Unlike other ozone holes, this hole’s appearance and repairing were not due to human activity. Copernicus Atmosphere Monitoring Service’s scientists were monitoring the area. The scientists claimed that the ozone hole appeared from something natural. A strong polar vortex, or a large low-pressure area created from swirling cold air, was recorded for several weeks in March. This resulted in cold air to remain trapped in the North Pole which formed high-altitude clouds, causing chemical reactions that stimulated the ozone to a depletion once the sunlight returned.

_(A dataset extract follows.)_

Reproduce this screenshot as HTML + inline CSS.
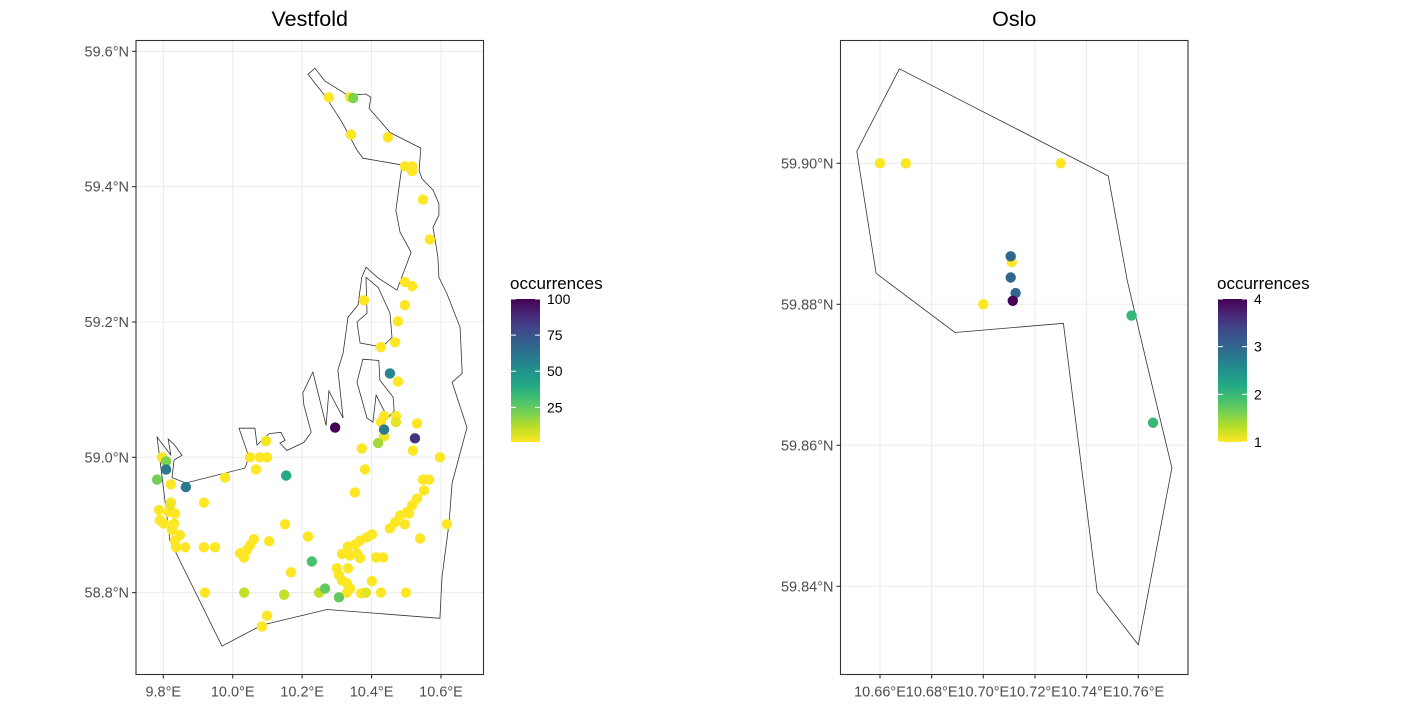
<!DOCTYPE html>
<html><head><meta charset="utf-8">
<style>
html,body{margin:0;padding:0;background:#fff;}
svg{display:block;font-family:"Liberation Sans",Arial,sans-serif;}
</style></head>
<body>
<svg id="chart" width="1402" height="707" viewBox="0 0 1402 707" xmlns="http://www.w3.org/2000/svg">
<defs>
<linearGradient id="vir" x1="0" y1="1" x2="0" y2="0">
<stop offset="0" stop-color="#fde725"/><stop offset="0.1" stop-color="#bddf26"/><stop offset="0.2" stop-color="#7ad151"/><stop offset="0.3" stop-color="#44bf70"/><stop offset="0.4" stop-color="#22a884"/><stop offset="0.5" stop-color="#21918c"/><stop offset="0.6" stop-color="#2a788e"/><stop offset="0.7" stop-color="#355f8d"/><stop offset="0.8" stop-color="#414487"/><stop offset="0.9" stop-color="#482475"/><stop offset="1" stop-color="#440154"/>
</linearGradient>
</defs>
</svg>
<script>
// ---------- Vestfold data ----------
const vLon = [10.277,10.338,10.347,10.341,10.447,10.496,10.517,10.517,10.548,10.568,10.378,10.496,10.517,10.496,10.476,10.427,10.468,10.453,10.476,10.436,10.470,10.427,10.470,10.531,10.295,10.436,10.436,10.419,10.525,10.372,10.519,10.597,10.096,10.050,10.079,10.099,9.796,9.808,9.808,9.782,9.822,9.865,9.978,10.067,10.154,10.381,10.352,10.548,10.566,10.551,10.531,10.517,10.502,10.482,10.508,10.468,10.453,10.496,10.617,10.540,9.822,9.819,9.788,9.816,9.834,9.790,9.802,9.831,9.825,9.848,9.834,9.837,9.863,9.917,9.917,9.949,10.151,10.061,10.050,10.041,10.021,10.033,10.105,10.217,10.332,10.352,10.367,10.387,10.401,10.315,10.338,10.358,10.367,10.413,10.433,10.228,10.168,10.300,10.332,10.306,10.315,10.329,10.338,10.329,10.401,10.370,10.384,10.427,10.499,9.920,10.033,10.148,10.249,10.266,10.306,10.099,10.084];
const vLat = [59.532,59.532,59.531,59.477,59.473,59.430,59.430,59.423,59.381,59.322,59.232,59.259,59.253,59.225,59.201,59.163,59.170,59.124,59.112,59.061,59.061,59.052,59.052,59.050,59.044,59.041,59.031,59.021,59.028,59.013,59.010,59.000,59.024,59.000,59.000,59.000,59.000,58.994,58.982,58.967,58.960,58.956,58.970,58.982,58.973,58.982,58.948,58.967,58.967,58.951,58.939,58.929,58.919,58.914,58.917,58.904,58.895,58.901,58.901,58.880,58.933,58.929,58.922,58.919,58.917,58.907,58.902,58.902,58.892,58.885,58.877,58.867,58.867,58.933,58.867,58.867,58.901,58.879,58.870,58.863,58.858,58.852,58.876,58.883,58.868,58.871,58.877,58.882,58.886,58.857,58.855,58.858,58.851,58.852,58.852,58.846,58.830,58.836,58.836,58.826,58.818,58.814,58.806,58.800,58.817,58.799,58.800,58.800,58.800,58.800,58.800,58.797,58.800,58.806,58.793,58.766,58.750];
const vOcc = [1,1,20,1,1,1,1,1,1,1,1,1,1,1,1,1,1,55,1,1,1,1,5,1,100,60,3,15,85,2,1,1,2,1,1,1,1,20,60,22,1,60,1,1,40,1,1,1,1,1,1,1,1,1,1,1,1,1,1,1,1,3,1,1,1,1,1,1,1,1,1,1,1,1,1,1,1,1,1,1,1,1,1,1,1,1,1,1,1,1,1,1,1,1,1,30,1,1,1,1,1,1,1,1,1,1,5,1,1,1,10,10,10,25,25,1,1];
const vBorderLon = [10.217,10.237,10.266,10.332,10.384,10.398,10.393,10.453,10.542,10.537,10.545,10.577,10.594,10.594,10.577,10.591,10.594,10.617,10.655,10.661,10.632,10.675,10.632,10.623,10.603,10.597,10.272,10.084,9.969,9.819,9.782,9.822,9.814,9.831,9.854,9.831,9.825,9.865,10.035,10.047,10.018,10.064,10.070,10.105,10.139,10.151,10.136,10.156,10.205,10.226,10.205,10.202,10.231,10.269,10.277,10.318,10.303,10.318,10.332,10.361,10.372,10.384,10.419,10.473,10.514,10.482,10.470,10.479,10.488,10.375,10.358,10.315,10.269];
const vBorderLat = [59.566,59.575,59.556,59.535,59.537,59.532,59.516,59.480,59.457,59.424,59.412,59.395,59.375,59.358,59.340,59.296,59.266,59.242,59.192,59.124,59.111,59.044,58.962,58.902,58.823,58.762,58.775,58.752,58.721,58.877,59.030,59.003,59.027,59.019,59.003,58.996,58.970,58.962,58.984,59.000,59.043,59.043,59.018,59.035,59.037,59.025,59.021,59.010,59.022,59.037,59.077,59.095,59.126,59.047,59.098,59.058,59.129,59.154,59.207,59.225,59.266,59.281,59.265,59.247,59.303,59.333,59.365,59.399,59.432,59.442,59.454,59.495,59.532];
const vIslandLon = [10.384,10.419,10.453,10.459,10.430,10.367,10.358,10.387];
const vIslandLat = [59.266,59.251,59.213,59.177,59.163,59.169,59.200,59.213];
const vPenLon = [10.375,10.421,10.424,10.462,10.465,10.447,10.413,10.404,10.387,10.358];
const vPenLat = [59.145,59.143,59.114,59.089,59.069,59.058,59.092,59.052,59.058,59.111];
const vXTicks = [9.8,10.0,10.2,10.4,10.6];
const vXTickLabels = ["9.8°E","10.0°E","10.2°E","10.4°E","10.6°E"];
const vYTicks = [58.8,59.0,59.2,59.4,59.6];
const vYTickLabels = ["58.8°N","59.0°N","59.2°N","59.4°N","59.6°N"];
const vLegendTicks = [25,50,75,100];

// ---------- Oslo data ----------
const oLon = [10.660,10.670,10.730,10.700,10.711,10.7106,10.7106,10.7125,10.7114,10.7574,10.7657];
const oLat = [59.900,59.900,59.900,59.880,59.8860,59.8868,59.8838,59.8816,59.8805,59.8784,59.8632];
const oOcc = [1,1,1,1,1,3,3,3,4,2,2];
const oBorderLon = [10.6675,10.7484,10.7557,10.7630,10.7730,10.7600,10.7441,10.7310,10.6890,10.6585,10.6510];
const oBorderLat = [59.9134,59.8982,59.8834,59.8721,59.8568,59.8317,59.8392,59.8773,59.8760,59.8844,59.9017];
const oXTicks = [10.66,10.68,10.70,10.72,10.74,10.76];
const oXTickLabels = ["10.66°E","10.68°E","10.70°E","10.72°E","10.74°E","10.76°E"];
const oYTicks = [59.84,59.86,59.88,59.90];
const oYTickLabels = ["59.84°N","59.86°N","59.88°N","59.90°N"];
const oLegendTicks = [1,2,3,4];

const NS = "http://www.w3.org/2000/svg";
const svg = document.getElementById('chart');
function mk(tag, attrs, parent){
  const e = document.createElementNS(NS, tag);
  for (const k in attrs) e.setAttribute(k, attrs[k]);
  (parent||svg).appendChild(e);
  return e;
}
const VIR = ["#440154","#482475","#414487","#355f8d","#2a788e","#21918c","#22a884","#44bf70","#7ad151","#bddf26","#fde725"];
function hex(c){return [parseInt(c.substr(1,2),16),parseInt(c.substr(3,2),16),parseInt(c.substr(5,2),16)];}
function viridis(t){
  t=Math.max(0,Math.min(1,t));
  const p=t*10, i=Math.min(9,Math.floor(p)), f=p-i;
  const a=hex(VIR[i]), b=hex(VIR[i+1]);
  return "rgb("+a.map((v,k)=>Math.round(v+(b[k]-v)*f)).join(",")+")";
}

function panel(cfg){
  const g = mk('g',{});
  
  
  const X = cfg.x, Y = cfg.y;
  cfg.xTicks.forEach(v=>{
    const l=mk('line',{x1:X(v),x2:X(v),y1:cfg.top,y2:cfg.bottom,stroke:"#ebebeb","stroke-width":1},g);
    
    
  });
  cfg.yTicks.forEach(v=>{
    const l=mk('line',{x1:cfg.left,x2:cfg.right,y1:Y(v),y2:Y(v),stroke:"#ebebeb","stroke-width":1},g);
    
    
  });
  cfg.polys.forEach(p=>{
    const pts=p[0].map((lo,i)=>X(lo).toFixed(1)+","+Y(p[1][i]).toFixed(1)).join(" ");
    const pg=mk('polygon',{points:pts,fill:"none",stroke:"#333","stroke-width":0.8},g);
    
    
  });
  const idx=cfg.occ.map((v,i)=>i).sort((a,b)=>cfg.occ[a]-cfg.occ[b]);
  idx.forEach(i=>{
    const t=1-(cfg.occ[i]-cfg.min)/(cfg.max-cfg.min);
    const c=mk('circle',{cx:X(cfg.lon[i]),cy:Y(cfg.lat[i]),r:5.2,fill:viridis(t)},g);
    
    
  });
  const b=mk('rect',{x:cfg.left,y:cfg.top,width:cfg.right-cfg.left,height:cfg.bottom-cfg.top,fill:"none",stroke:"#333","stroke-width":1.1},g);
  
  
  cfg.xTicks.forEach((v,i)=>{
    const tk=mk('line',{x1:X(v),x2:X(v),y1:cfg.bottom,y2:cfg.bottom+4,stroke:"#333","stroke-width":1.1},g);
    
    
    const tx=mk('text',{x:X(v),y:cfg.bottom+22,"text-anchor":"middle","font-size":14.5,fill:"#4d4d4d"},g);
    tx.textContent=cfg.xLabels[i];
    
    
  });
  cfg.yTicks.forEach((v,i)=>{
    const tk=mk('line',{x1:cfg.left-4,x2:cfg.left,y1:Y(v),y2:Y(v),stroke:"#333","stroke-width":1.1},g);
    
    
    const tx=mk('text',{x:cfg.left-7,y:Y(v)+5,"text-anchor":"end","font-size":14.5,fill:"#4d4d4d"},g);
    tx.textContent=cfg.yLabels[i];
    
    
  });
  const tt=mk('text',{x:(cfg.left+cfg.right)/2,y:26,"text-anchor":"middle","font-size":21.5,fill:"#000"},g);
  tt.textContent=cfg.title;
  
  
  const lg=mk('g',{},g);
  
  
  const lt=mk('text',{x:cfg.lx-1,y:289,"font-size":17,fill:"#000"},lg);
  lt.textContent="occurrences";
  
  
  const top=299, bot=442, lx=cfg.lx, w=29;
  const bar=mk('rect',{x:lx,y:top,width:w,height:bot-top,fill:"url(#vir)"},lg);
  
  
  const LY=v=>bot-(v-cfg.min)/(cfg.max-cfg.min)*(bot-top);
  cfg.legendTicks.forEach(v=>{
    const y=LY(v);
    mk('line',{x1:lx,x2:lx+5,y1:y,y2:y,stroke:"#fff","stroke-width":1},lg);
    mk('line',{x1:lx+w-5,x2:lx+w,y1:y,y2:y,stroke:"#fff","stroke-width":1},lg);
    const t=mk('text',{x:lx+w+7,y:y+5,"font-size":14,fill:"#000"},lg);
    t.textContent=String(v);
    
    
  });
}

panel({
  name:"vestfold", title:"Vestfold",
  left:136, right:483.5, top:40.5, bottom:674.5,
  x:lon=>163.3+(lon-9.8)*347.1,
  y:lat=>457.3-(lat-59.0)*676.6,
  xTicks:vXTicks, xLabels:vXTickLabels, yTicks:vYTicks, yLabels:vYTickLabels,
  lon:vLon, lat:vLat, occ:vOcc, min:1, max:100,
  polys:[[vBorderLon,vBorderLat],[vIslandLon,vIslandLat],[vPenLon,vPenLat]],
  lx:511, legendTicks:vLegendTicks
});
panel({
  name:"oslo", title:"Oslo",
  left:840.5, right:1188, top:40.5, bottom:674.5,
  x:lon=>880+(lon-10.66)*2583,
  y:lat=>163.3-(lat-59.90)*7050,
  xTicks:oXTicks, xLabels:oXTickLabels, yTicks:oYTicks, yLabels:oYTickLabels,
  lon:oLon, lat:oLat, occ:oOcc, min:1, max:4,
  polys:[[oBorderLon,oBorderLat]],
  lx:1218, legendTicks:oLegendTicks
});
</script>
</body></html>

As of now, the polar vortex is starting to break down and the air from the depleted and rich ozone layers are mixing. This caused the hole to heal itself and the levels of ozone began to rise. It’s very unlikely for the Arctic to have depleted ozone layers compared to the Antarctic ozone layer, so the self-healing is incredible news. The Antarctic area is what most people know as scientists discovered in 1985 of a hole above the South Pole’s ozone layer which resulted in enormous changes in aerosols and refrigerants.
Surprisingly, there’s also good news about the Antarctic ozone hole. Measures were taken as part of the Montreal Protocol in 1987 accord which phased out the chemicals created by humans that were harmful to the ozone. Since then, the Antarctic ozone hole is shrinking. By making several changes along with the variations in the Southern Hemisphere’s air pattern, the hole slowly started closing.